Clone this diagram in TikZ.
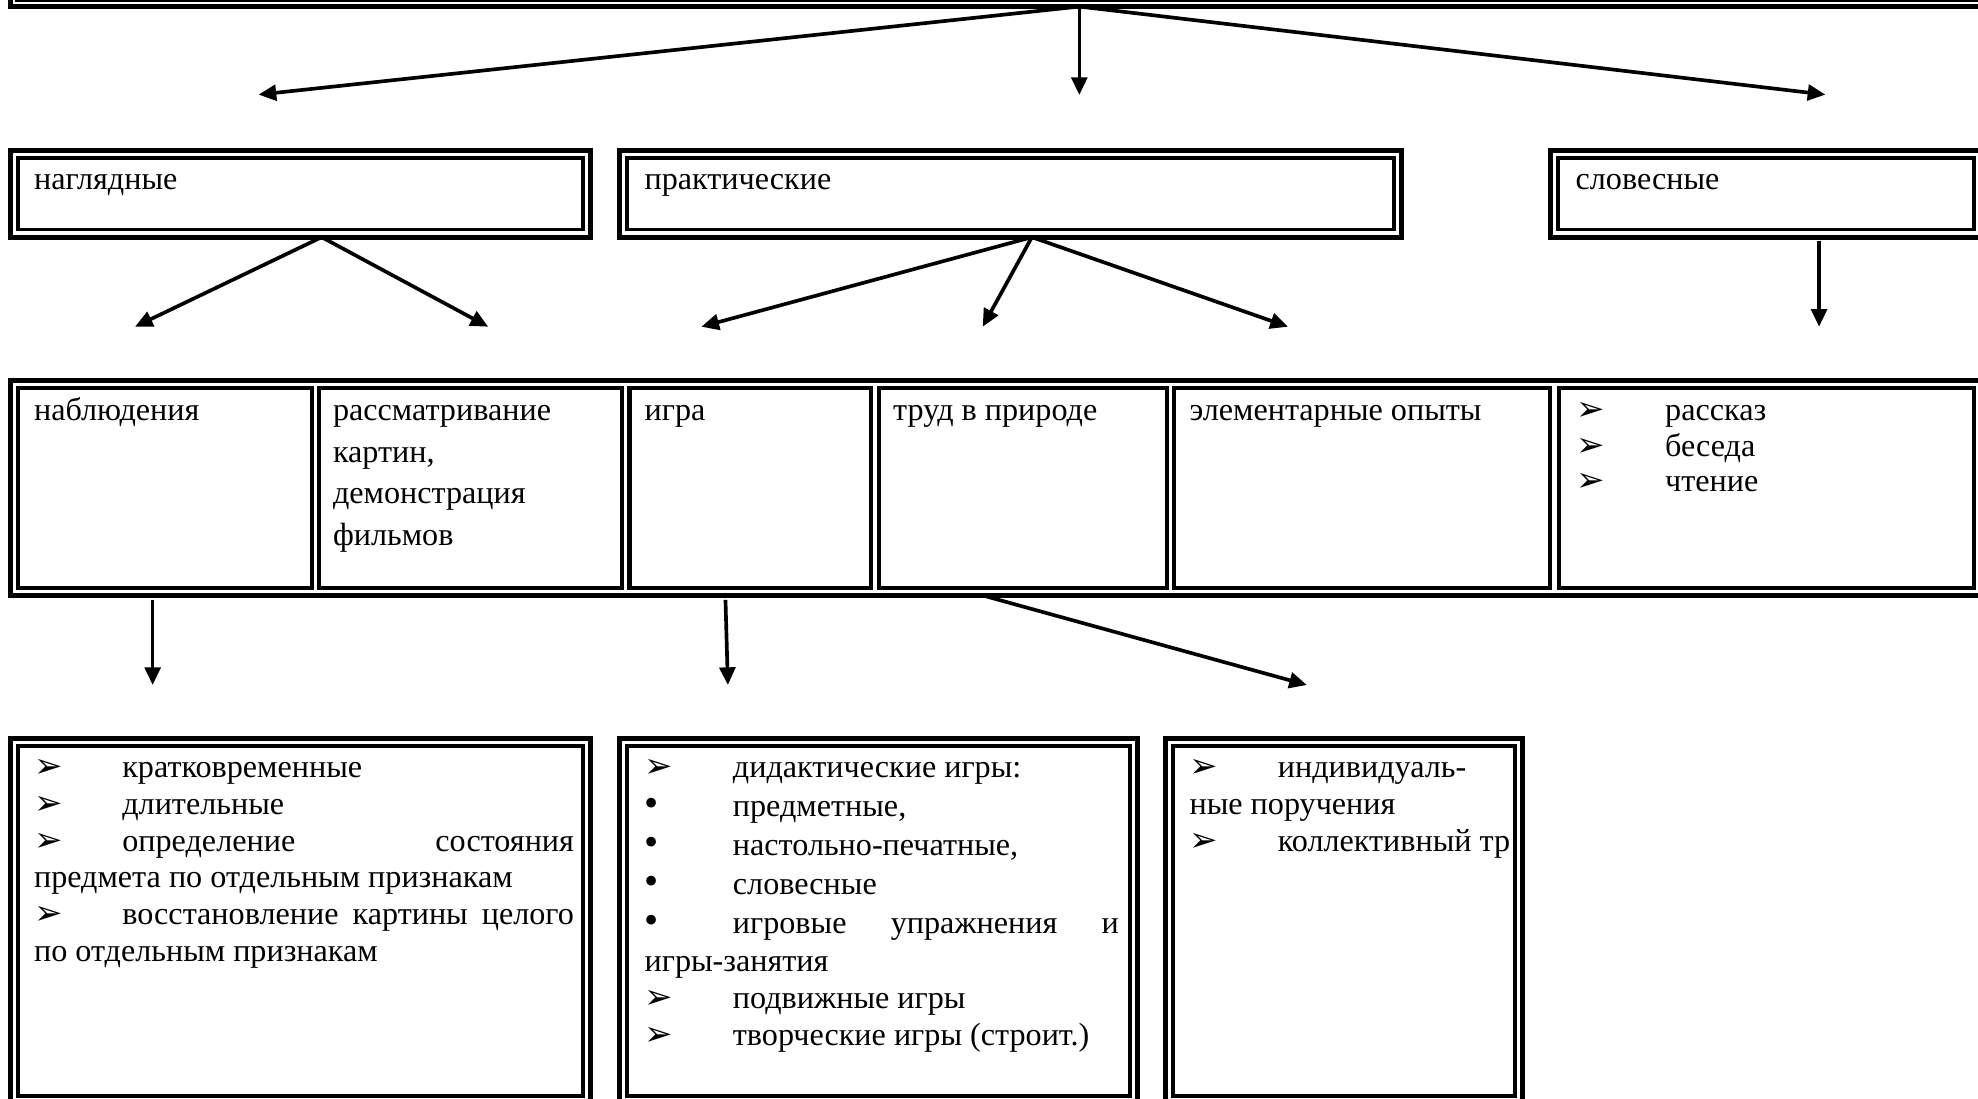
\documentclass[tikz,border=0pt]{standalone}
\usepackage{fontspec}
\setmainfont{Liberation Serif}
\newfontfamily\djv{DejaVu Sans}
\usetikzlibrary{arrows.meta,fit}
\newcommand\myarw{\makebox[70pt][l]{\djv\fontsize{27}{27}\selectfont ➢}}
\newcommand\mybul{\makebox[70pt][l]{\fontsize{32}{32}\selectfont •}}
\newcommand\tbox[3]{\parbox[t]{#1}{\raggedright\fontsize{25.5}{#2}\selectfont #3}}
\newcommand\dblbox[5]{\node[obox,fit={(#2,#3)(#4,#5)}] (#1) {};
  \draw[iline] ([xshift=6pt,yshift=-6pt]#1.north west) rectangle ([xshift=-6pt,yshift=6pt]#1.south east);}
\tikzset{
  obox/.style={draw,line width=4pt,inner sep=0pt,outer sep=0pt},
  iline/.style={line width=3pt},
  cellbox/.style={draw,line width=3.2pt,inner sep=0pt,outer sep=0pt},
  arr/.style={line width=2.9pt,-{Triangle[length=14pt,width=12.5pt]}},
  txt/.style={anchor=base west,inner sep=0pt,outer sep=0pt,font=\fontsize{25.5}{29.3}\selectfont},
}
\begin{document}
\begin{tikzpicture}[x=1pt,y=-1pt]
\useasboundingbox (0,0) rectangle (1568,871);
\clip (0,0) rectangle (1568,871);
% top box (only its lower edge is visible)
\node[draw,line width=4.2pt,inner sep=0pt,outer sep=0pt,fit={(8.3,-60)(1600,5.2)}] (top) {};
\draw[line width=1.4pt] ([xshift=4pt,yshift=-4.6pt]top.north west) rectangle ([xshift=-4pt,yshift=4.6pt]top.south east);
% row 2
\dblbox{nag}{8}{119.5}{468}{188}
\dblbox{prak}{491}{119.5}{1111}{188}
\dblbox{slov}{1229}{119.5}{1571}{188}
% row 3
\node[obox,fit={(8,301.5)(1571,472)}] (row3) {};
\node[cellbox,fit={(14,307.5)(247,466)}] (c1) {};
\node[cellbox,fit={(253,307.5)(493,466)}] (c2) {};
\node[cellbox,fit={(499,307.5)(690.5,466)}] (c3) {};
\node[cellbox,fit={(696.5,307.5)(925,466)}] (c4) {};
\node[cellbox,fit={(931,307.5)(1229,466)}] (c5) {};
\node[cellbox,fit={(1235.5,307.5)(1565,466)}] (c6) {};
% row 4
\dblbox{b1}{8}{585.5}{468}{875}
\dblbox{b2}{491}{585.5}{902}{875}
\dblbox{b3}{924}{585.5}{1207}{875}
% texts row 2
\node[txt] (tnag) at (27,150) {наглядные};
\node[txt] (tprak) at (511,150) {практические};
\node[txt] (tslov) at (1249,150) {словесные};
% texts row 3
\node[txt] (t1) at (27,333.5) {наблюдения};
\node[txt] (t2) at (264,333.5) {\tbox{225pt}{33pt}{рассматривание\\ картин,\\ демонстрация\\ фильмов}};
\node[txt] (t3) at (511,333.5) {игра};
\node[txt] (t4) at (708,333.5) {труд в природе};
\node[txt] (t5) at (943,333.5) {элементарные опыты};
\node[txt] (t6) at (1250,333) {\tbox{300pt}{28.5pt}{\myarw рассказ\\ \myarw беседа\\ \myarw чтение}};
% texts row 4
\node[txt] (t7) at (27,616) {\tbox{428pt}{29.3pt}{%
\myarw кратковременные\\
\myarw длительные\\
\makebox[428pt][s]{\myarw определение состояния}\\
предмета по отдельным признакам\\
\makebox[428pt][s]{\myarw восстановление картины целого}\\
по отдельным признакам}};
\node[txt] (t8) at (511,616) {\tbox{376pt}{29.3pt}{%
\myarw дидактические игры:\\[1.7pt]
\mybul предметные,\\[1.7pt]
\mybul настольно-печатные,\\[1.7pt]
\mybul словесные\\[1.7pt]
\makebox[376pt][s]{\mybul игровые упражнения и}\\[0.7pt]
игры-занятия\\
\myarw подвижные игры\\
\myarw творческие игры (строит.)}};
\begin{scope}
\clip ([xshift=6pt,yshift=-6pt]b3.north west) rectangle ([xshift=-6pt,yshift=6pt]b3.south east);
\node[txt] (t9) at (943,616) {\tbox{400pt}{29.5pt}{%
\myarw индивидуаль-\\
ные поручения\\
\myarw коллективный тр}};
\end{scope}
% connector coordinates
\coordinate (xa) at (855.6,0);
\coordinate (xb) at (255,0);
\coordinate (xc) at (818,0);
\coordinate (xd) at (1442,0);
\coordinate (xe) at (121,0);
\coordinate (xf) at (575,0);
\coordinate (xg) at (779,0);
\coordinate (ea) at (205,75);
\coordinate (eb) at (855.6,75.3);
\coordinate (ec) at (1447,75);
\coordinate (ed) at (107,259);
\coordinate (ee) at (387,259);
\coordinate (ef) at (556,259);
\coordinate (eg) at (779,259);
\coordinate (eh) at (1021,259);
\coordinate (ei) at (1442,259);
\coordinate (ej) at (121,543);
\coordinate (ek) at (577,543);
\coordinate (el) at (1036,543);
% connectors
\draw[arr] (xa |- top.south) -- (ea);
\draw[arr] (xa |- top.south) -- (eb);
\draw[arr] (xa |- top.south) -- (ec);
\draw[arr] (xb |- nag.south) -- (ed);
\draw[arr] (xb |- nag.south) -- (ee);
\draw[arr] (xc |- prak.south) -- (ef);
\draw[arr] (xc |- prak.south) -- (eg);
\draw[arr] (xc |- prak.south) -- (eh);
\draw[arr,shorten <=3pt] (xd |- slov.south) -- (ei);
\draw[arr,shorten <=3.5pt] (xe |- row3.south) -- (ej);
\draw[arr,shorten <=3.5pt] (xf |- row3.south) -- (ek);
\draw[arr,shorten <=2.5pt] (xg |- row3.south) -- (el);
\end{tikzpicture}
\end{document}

REQUIREMENT: Leave out the pictures and retype every line above exactly.

PROBLEM SOLUTION:
Clone this diagram in TikZ.
\documentclass[tikz,border=0pt]{standalone}
\usepackage{fontspec}
\setmainfont{Liberation Serif}
\newfontfamily\djv{DejaVu Sans}
\usetikzlibrary{arrows.meta,fit}
\newcommand\myarw{\makebox[70pt][l]{\djv\fontsize{27}{27}\selectfont ➢}}
\newcommand\mybul{\makebox[70pt][l]{\fontsize{32}{32}\selectfont •}}
\newcommand\tbox[3]{\parbox[t]{#1}{\raggedright\fontsize{25.5}{#2}\selectfont #3}}
\newcommand\dblbox[5]{\node[obox,fit={(#2,#3)(#4,#5)}] (#1) {};
  \draw[iline] ([xshift=6pt,yshift=-6pt]#1.north west) rectangle ([xshift=-6pt,yshift=6pt]#1.south east);}
\tikzset{
  obox/.style={draw,line width=4pt,inner sep=0pt,outer sep=0pt},
  iline/.style={line width=3pt},
  cellbox/.style={draw,line width=3.2pt,inner sep=0pt,outer sep=0pt},
  arr/.style={line width=2.9pt,-{Triangle[length=14pt,width=12.5pt]}},
  txt/.style={anchor=base west,inner sep=0pt,outer sep=0pt,font=\fontsize{25.5}{29.3}\selectfont},
}
\begin{document}
\begin{tikzpicture}[x=1pt,y=-1pt]
\useasboundingbox (0,0) rectangle (1568,871);
\clip (0,0) rectangle (1568,871);
% top box (only its lower edge is visible)
\node[draw,line width=4.2pt,inner sep=0pt,outer sep=0pt,fit={(8.3,-60)(1600,5.2)}] (top) {};
\draw[line width=1.4pt] ([xshift=4pt,yshift=-4.6pt]top.north west) rectangle ([xshift=-4pt,yshift=4.6pt]top.south east);
% row 2
\dblbox{nag}{8}{119.5}{468}{188}
\dblbox{prak}{491}{119.5}{1111}{188}
\dblbox{slov}{1229}{119.5}{1571}{188}
% row 3
\node[obox,fit={(8,301.5)(1571,472)}] (row3) {};
\node[cellbox,fit={(14,307.5)(247,466)}] (c1) {};
\node[cellbox,fit={(253,307.5)(493,466)}] (c2) {};
\node[cellbox,fit={(499,307.5)(690.5,466)}] (c3) {};
\node[cellbox,fit={(696.5,307.5)(925,466)}] (c4) {};
\node[cellbox,fit={(931,307.5)(1229,466)}] (c5) {};
\node[cellbox,fit={(1235.5,307.5)(1565,466)}] (c6) {};
% row 4
\dblbox{b1}{8}{585.5}{468}{875}
\dblbox{b2}{491}{585.5}{902}{875}
\dblbox{b3}{924}{585.5}{1207}{875}
% texts row 2
\node[txt] (tnag) at (27,150) {наглядные};
\node[txt] (tprak) at (511,150) {практические};
\node[txt] (tslov) at (1249,150) {словесные};
% texts row 3
\node[txt] (t1) at (27,333.5) {наблюдения};
\node[txt] (t2) at (264,333.5) {\tbox{225pt}{33pt}{рассматривание\\ картин,\\ демонстрация\\ фильмов}};
\node[txt] (t3) at (511,333.5) {игра};
\node[txt] (t4) at (708,333.5) {труд в природе};
\node[txt] (t5) at (943,333.5) {элементарные опыты};
\node[txt] (t6) at (1250,333) {\tbox{300pt}{28.5pt}{\myarw рассказ\\ \myarw беседа\\ \myarw чтение}};
% texts row 4
\node[txt] (t7) at (27,616) {\tbox{428pt}{29.3pt}{%
\myarw кратковременные\\
\myarw длительные\\
\makebox[428pt][s]{\myarw определение состояния}\\
предмета по отдельным признакам\\
\makebox[428pt][s]{\myarw восстановление картины целого}\\
по отдельным признакам}};
\node[txt] (t8) at (511,616) {\tbox{376pt}{29.3pt}{%
\myarw дидактические игры:\\[1.7pt]
\mybul предметные,\\[1.7pt]
\mybul настольно-печатные,\\[1.7pt]
\mybul словесные\\[1.7pt]
\makebox[376pt][s]{\mybul игровые упражнения и}\\[0.7pt]
игры-занятия\\
\myarw подвижные игры\\
\myarw творческие игры (строит.)}};
\begin{scope}
\clip ([xshift=6pt,yshift=-6pt]b3.north west) rectangle ([xshift=-6pt,yshift=6pt]b3.south east);
\node[txt] (t9) at (943,616) {\tbox{400pt}{29.5pt}{%
\myarw индивидуаль-\\
ные поручения\\
\myarw коллективный тр}};
\end{scope}
% connector coordinates
\coordinate (xa) at (855.6,0);
\coordinate (xb) at (255,0);
\coordinate (xc) at (818,0);
\coordinate (xd) at (1442,0);
\coordinate (xe) at (121,0);
\coordinate (xf) at (575,0);
\coordinate (xg) at (779,0);
\coordinate (ea) at (205,75);
\coordinate (eb) at (855.6,75.3);
\coordinate (ec) at (1447,75);
\coordinate (ed) at (107,259);
\coordinate (ee) at (387,259);
\coordinate (ef) at (556,259);
\coordinate (eg) at (779,259);
\coordinate (eh) at (1021,259);
\coordinate (ei) at (1442,259);
\coordinate (ej) at (121,543);
\coordinate (ek) at (577,543);
\coordinate (el) at (1036,543);
% connectors
\draw[arr] (xa |- top.south) -- (ea);
\draw[arr] (xa |- top.south) -- (eb);
\draw[arr] (xa |- top.south) -- (ec);
\draw[arr] (xb |- nag.south) -- (ed);
\draw[arr] (xb |- nag.south) -- (ee);
\draw[arr] (xc |- prak.south) -- (ef);
\draw[arr] (xc |- prak.south) -- (eg);
\draw[arr] (xc |- prak.south) -- (eh);
\draw[arr,shorten <=3pt] (xd |- slov.south) -- (ei);
\draw[arr,shorten <=3.5pt] (xe |- row3.south) -- (ej);
\draw[arr,shorten <=3.5pt] (xf |- row3.south) -- (ek);
\draw[arr,shorten <=2.5pt] (xg |- row3.south) -- (el);
\end{tikzpicture}
\end{document}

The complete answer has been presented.